Labaton Sucharow LLP announces that on January 17, 2019, it filed a securities class action lawsuit on behalf of its client ODS Capital LLC (“ODS Capital”) against Qihoo 360 Technology Co. Ltd. (NYSE: QIHU) (“Qihoo 360” or the “Company”) and certain of its executives (collectively, “Defendants”). The action, captioned ODS Capital LLC v. Qihoo 360 Technology Co. Ltd., No. 19-cv-00501 (S.D.N.Y.), asserts claims under Sections 10(b) and 20(a) of the Securities Exchange Act of 1934, and U.S. Securities and Exchange Commission Rule 10b-5 promulgated thereunder, on behalf of all former owners of Qihoo 360 stock and American Depositary Shares (“ADSs”) who sold shares, and were damaged thereby, during the period between January 11, 2016 and July 15, 2016, inclusive (the “Class Period”).

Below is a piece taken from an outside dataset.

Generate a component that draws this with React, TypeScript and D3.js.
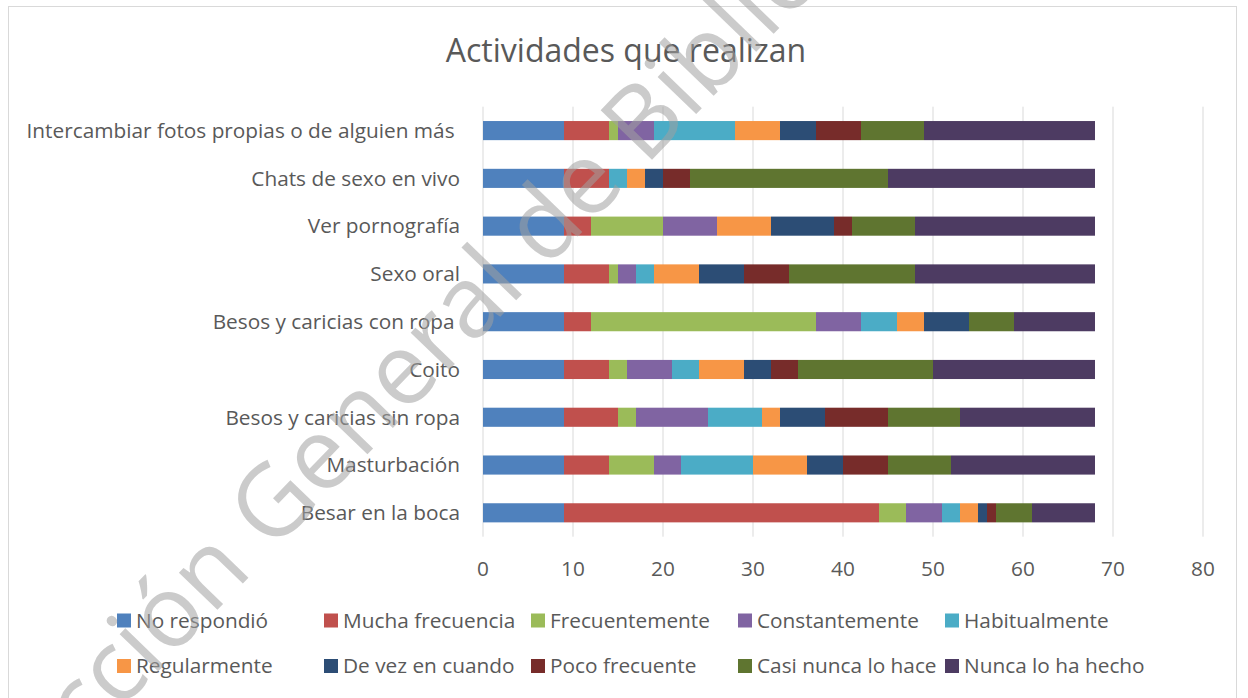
import React from 'react'
import * as d3 from 'd3'

const categories = [
  'Intercambiar fotos propias o de alguien más ',
  'Chats de sexo en vivo',
  'Ver pornografía',
  'Sexo oral',
  'Besos y caricias con ropa ',
  'Coito',
  'Besos y caricias sin ropa',
  'Masturbación',
  'Besar en la boca',
]

const seriesNames = [
  'No respondió',
  'Mucha frecuencia',
  'Frecuentemente',
  'Constantemente',
  'Habitualmente',
  'Regularmente',
  'De vez en cuando',
  'Poco frecuente',
  'Casi nunca lo hace',
  'Nunca lo ha hecho',
]

// one array per answer, same order as categories
const noRespondio = [9, 9, 9, 9, 9, 9, 9, 9, 9]
const muchaFrecuencia = [5, 5, 3, 5, 3, 5, 6, 5, 35]
const frecuentemente = [1, 0, 8, 1, 25, 2, 2, 5, 3]
const constantemente = [4, 0, 6, 2, 5, 5, 8, 3, 4]
const habitualmente = [9, 2, 0, 2, 4, 3, 6, 8, 2]
const regularmente = [5, 2, 6, 5, 3, 5, 2, 6, 2]
const deVezEnCuando = [4, 2, 7, 5, 5, 3, 5, 4, 1]
const pocoFrecuente = [5, 3, 2, 5, 0, 3, 7, 5, 1]
const casiNunca = [7, 22, 7, 14, 5, 15, 8, 7, 4]
const nuncaLoHaHecho = [19, 23, 20, 20, 9, 18, 15, 16, 7]

const seriesValues = [
  noRespondio, muchaFrecuencia, frecuentemente, constantemente, habitualmente,
  regularmente, deVezEnCuando, pocoFrecuente, casiNunca, nuncaLoHaHecho,
]

const colors = [
  '#4F81BD', '#C0504D', '#9BBB59', '#8064A2', '#4BACC6',
  '#F79646', '#2C4D75', '#772C2A', '#5F7530', '#4D3B62',
]

const W = 1248
const H = 698
const font = '"Open Sans", Lato, sans-serif'
const textColor = '#595959'

export default function App() {
  const rows = categories.map((c, i) => {
    const row: any = { cat: c }
    seriesNames.forEach((s, j) => { row[s] = seriesValues[j][i] })
    return row
  })
  const stacked = d3.stack().keys(seriesNames)(rows)

  const x = d3.scaleLinear().domain([0, 80]).range([483, 1203])
  const y = d3.scaleBand().domain(categories).range([106.7, 536.7]).paddingInner(0.6).paddingOuter(0.3)
  const color = d3.scaleOrdinal<string, string>().domain(seriesNames).range(colors)

  const legendX = (i: number) => 117 + (i % 5) * 207
  const legendY = (i: number) => (i < 5 ? 620.5 : 666)

  return (
    <svg width={W} height={H} style={{ position: 'absolute', left: 0, top: 0, display: 'block', background: '#fff' }}>
      <rect x={8.5} y={6.5} width={1228} height={720} fill="#fff" stroke="#d9d9d9" />
      <text x={626} y={62} textAnchor="middle" fontFamily={font} fontSize={32} fill={textColor}>
        Actividades que realizan
      </text>

      {x.ticks(8).map(t => (
        <g key={t}>
          <line x1={x(t)} x2={x(t)} y1={106.7} y2={536.7} stroke="#d9d9d9" strokeWidth={1} />
          <text x={x(t)} y={576} textAnchor="middle" fontFamily={font} fontSize={20.8} fill={textColor}>{t}</text>
        </g>
      ))}

      {stacked.map(layer => (
        <g key={layer.key} fill={color(layer.key)}>
          {layer.map((d, i) => (
            <rect key={i} x={x(d[0])} y={y(categories[i])} width={x(d[1]) - x(d[0])} height={y.bandwidth()} />
          ))}
        </g>
      ))}

      {categories.map(c => (
        <text key={c} x={460} y={(y(c) || 0) + y.bandwidth() / 2} dy="0.35em" textAnchor="end"
          fontFamily={font} fontSize={20.8} fill={textColor} style={{ whiteSpace: 'pre' }}>
          {c}
        </text>
      ))}

      {seriesNames.map((s, i) => (
        <g key={s}>
          <rect x={legendX(i)} y={legendY(i) - 7} width={14} height={14} fill={color(s)} />
          <text x={legendX(i) + 19} y={legendY(i)} dy="0.35em" fontFamily={font} fontSize={20.8} fill={textColor}>{s}</text>
        </g>
      ))}

      <text x={445} y={318} textAnchor="middle" dominantBaseline="central" transform="rotate(-46 445 318)"
        fontFamily={font} fontSize={100} fill="#a0a0a0" fillOpacity={0.55}>
        Dirección General de Bibliotecas
      </text>
    </svg>
  )
}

On December 18, 2015, Qihoo 360, purported to be the leading internet company in the People’s Republic of China, announced that it had entered into a definitive merger agreement pursuant to which it would be acquired by a consortium of investors in an “all-cash transaction valued at approximately $9.3 billion, including the redemption of approximately $1.6 billion of debt” (the “Merger”). Pursuant to the terms of the merger agreement, the Company’s shares and ADS would cease to exist in exchange for the right to receive a cash amount without interest.
Contrary to the Company’s repeated reassurances about no substantial changes to its structures or relisting following the Merger, shortly after the going-private deal closed, media news outlets reported on the Company’s relisting plans, which was formally announced on November 6, 2017. This deal, operating as a “backdoor listing,” would allow Qihoo 360 to return to the stock market by relisting on the Shanghai Stock Exchange at a multiple, to the detriment of shareholders who unknowingly sold Qihoo 360 stock and ADS at substantially deflated values during the Class Period.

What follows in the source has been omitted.